We can conclude by remarking that the steps necessary to autonomously determine path planning in citric groves in the province of Castellón have been described in this paper and that the potential of this autonomous path planner has been shown with successful use cases. Firstly, a procedure to extract binary maps from a public remote imagery service has been described. Secondly, a novel methodology to automatically detect reference points from orange groves has been introduced using remote imagery. Some knowledge and global information about the grove can be extracted from those points. Thirdly, a procedure to determine a path has been designed for a stand-alone robotic vehicle. Moreover, it has been modified to be suitable for a team composed of two robotic systems. The first path planning provides useful information, and it may be considered the fast way to perform a maintenance task. This path is complemented by local navigation techniques (see Reference [21]) to obtain optimal results in the final implementation of the whole navigation module.
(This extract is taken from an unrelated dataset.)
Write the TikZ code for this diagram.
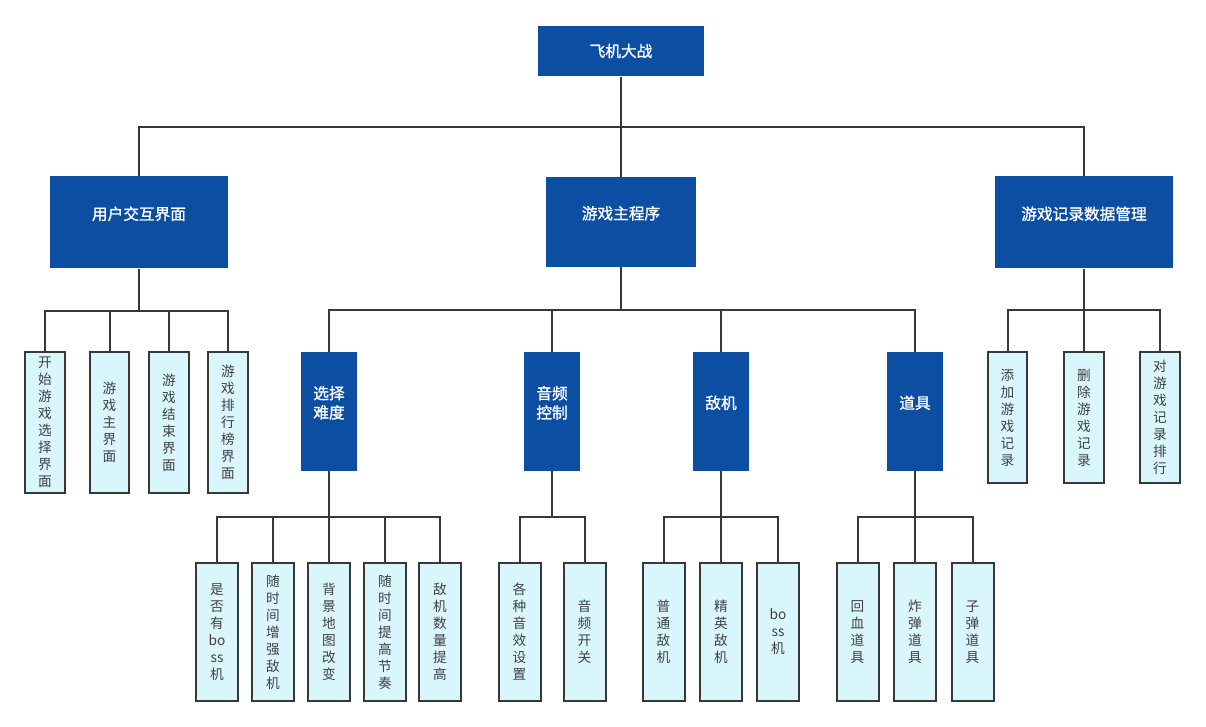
\documentclass[tikz,border=0pt]{standalone}
\usepackage{fontspec}
\setmainfont{Noto Sans CJK SC}
\newfontfamily\boxfont[FakeBold=1.2]{Noto Sans CJK SC}
\definecolor{mainblue}{HTML}{0B4EA2}
\definecolor{leaffill}{HTML}{DAF6FD}
\definecolor{linegray}{HTML}{383838}
\definecolor{leaftext}{HTML}{404040}

\begin{document}
\begin{tikzpicture}[x=0.75pt, y=-0.75pt,
    bluebox/.style={fill=mainblue, text=white, inner sep=0pt, align=center,
      font=\boxfont\fontsize{11.75}{14.5}\selectfont},
    bluetext/.style={text=white, inner sep=0pt, align=center, yshift=6.5pt,
      font=\boxfont\fontsize{11.75}{14.5}\selectfont},
    caption/.style={label={[bluetext]center:#1}},
    leaf/.style={draw=linegray, line width=1.5pt, fill=leaffill, text=leaftext,
      inner sep=0pt, align=center, font=\fontsize{10.25}{12.75}\selectfont},
    link/.style={draw=linegray, line width=1.5pt}]
    \useasboundingbox (0,0) rectangle (1206,727);

    \node[bluebox, minimum width=124.5pt, minimum height=38pt] (plane) at (621,51) {飞机大战};

    \node[bluebox, minimum width=133.5pt, minimum height=69pt, caption=用户交互界面] (ui) at (139,222.5) {};
    \node[bluebox, minimum width=113pt, minimum height=67.5pt, caption=游戏主程序] (game) at (621,222) {};
    \node[bluebox, minimum width=133pt, minimum height=69pt, caption=游戏记录数据管理] (record) at (1084,222.5) {};

    \node[bluebox, minimum width=42pt, minimum height=89pt, caption={选择\\难度}] (level) at (329,411.5) {};
    \node[bluebox, minimum width=42pt, minimum height=89pt, caption={音频\\控制}] (audio) at (552,411.5) {};
    \node[bluebox, minimum width=42pt, minimum height=89pt, caption=敌机] (enemy) at (721,411.5) {};
    \node[bluebox, minimum width=42pt, minimum height=89pt, caption=道具] (prop) at (915,411.5) {};

    % leaves
    \node[leaf, minimum width=29.5pt, minimum height=106pt] (ui1) at (45,422.5) {开\\始\\游\\戏\\选\\择\\界\\面};
    \node[leaf, minimum width=29.5pt, minimum height=106pt] (ui2) at (109.5,422.5) {游\\戏\\主\\界\\面};
    \node[leaf, minimum width=29.5pt, minimum height=106pt] (ui3) at (169,422.5) {游\\戏\\结\\束\\界\\面};
    \node[leaf, minimum width=29.5pt, minimum height=106pt] (ui4) at (228,422.5) {游\\戏\\排\\行\\榜\\界\\面};

    \node[leaf, minimum width=31.5pt, minimum height=104pt] (level1) at (217,632) {是\\否\\有\\bo\\ss\\机};
    \node[leaf, minimum width=31.5pt, minimum height=104pt] (level2) at (273,632) {随\\时\\间\\增\\强\\敌\\机};
    \node[leaf, minimum width=31.5pt, minimum height=104pt] (level3) at (329,632) {背\\景\\地\\图\\改\\变};
    \node[leaf, minimum width=31.5pt, minimum height=104pt] (level4) at (385,632) {随\\时\\间\\提\\高\\节\\奏};
    \node[leaf, minimum width=31.5pt, minimum height=104pt] (level5) at (440,632) {敌\\机\\数\\量\\提\\高};

    \node[leaf, minimum width=31.5pt, minimum height=104pt] (audio1) at (519.5,632) {各\\种\\音\\效\\设\\置};
    \node[leaf, minimum width=31.5pt, minimum height=104pt] (audio2) at (584.5,632) {音\\频\\开\\关};

    \node[leaf, minimum width=31.5pt, minimum height=104pt] (enemy1) at (663.5,632) {普\\通\\敌\\机};
    \node[leaf, minimum width=31.5pt, minimum height=104pt] (enemy2) at (721,632) {精\\英\\敌\\机};
    \node[leaf, minimum width=31.5pt, minimum height=104pt] (enemy3) at (778,632) {bo\\ss\\机};

    \node[leaf, minimum width=31.5pt, minimum height=104pt] (prop1) at (857.5,632) {回\\血\\道\\具};
    \node[leaf, minimum width=31.5pt, minimum height=104pt] (prop2) at (915,632) {炸\\弹\\道\\具};
    \node[leaf, minimum width=31.5pt, minimum height=104pt] (prop3) at (972.5,632) {子\\弹\\道\\具};

    \node[leaf, minimum width=29.5pt, minimum height=98.5pt] (record1) at (1007.5,417.5) {添\\加\\游\\戏\\记\\录};
    \node[leaf, minimum width=29.5pt, minimum height=98.5pt] (record2) at (1084,417.5) {删\\除\\游\\戏\\记\\录};
    \node[leaf, minimum width=29.5pt, minimum height=98.5pt] (record3) at (1160,417.5) {对\\游\\戏\\记\\录\\排\\行};

    % buses
    \coordinate (planeBus) at (621,127);
    \coordinate (uiBus) at (139,311);
    \coordinate (gameBus) at (621,309.5);
    \coordinate (recordBus) at (1084,310);
    \coordinate (levelBus) at (329,517);
    \coordinate (audioBus) at (552,517);
    \coordinate (enemyBus) at (721,517);
    \coordinate (propBus) at (915,517);

    \draw[link] (plane.south) -- (planeBus);
    \foreach \c in {ui,game,record} \draw[link] (planeBus) -| (\c.north);

    \draw[link] (ui.south) -- (uiBus);
    \foreach \c in {ui1,ui2,ui3,ui4} \draw[link] (uiBus) -| (\c.north);

    \draw[link] (game.south) -- (gameBus);
    \foreach \c in {level,audio,enemy,prop} \draw[link] (gameBus) -| (\c.north);

    \draw[link] (record.south) -- (recordBus);
    \foreach \c in {record1,record2,record3} \draw[link] (recordBus) -| (\c.north);

    \draw[link] (level.south) -- (levelBus);
    \foreach \c in {level1,level2,level3,level4,level5} \draw[link] (levelBus) -| (\c.north);

    \draw[link] (audio.south) -- (audioBus);
    \foreach \c in {audio1,audio2} \draw[link] (audioBus) -| (\c.north);

    \draw[link] (enemy.south) -- (enemyBus);
    \foreach \c in {enemy1,enemy2,enemy3} \draw[link] (enemyBus) -| (\c.north);

    \draw[link] (prop.south) -- (propBus);
    \foreach \c in {prop1,prop2,prop3} \draw[link] (propBus) -| (\c.north);

  \end{tikzpicture}
\end{document}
Finally, although we introduced the system for orange groves, all the steps can be applied to other groves with a similar main structure (other citrus groves or some olive groves). Moreover, they could be also adapted for other crops or situations by changing the way they extract reference points, i.e., a hybrid team of multiple robots will require a specific planner and path strategy.

Finally, this paper has introduced a proof-of-concept showing the feasibility of the proposed algorithms to automatically determine path planning inside a citric grove. The proposed algorithms can be used to ease the manual labelling of satellite imagery to create manual maps for each parcel. We will identify the full implementation in different contexts and experimental validation as further work.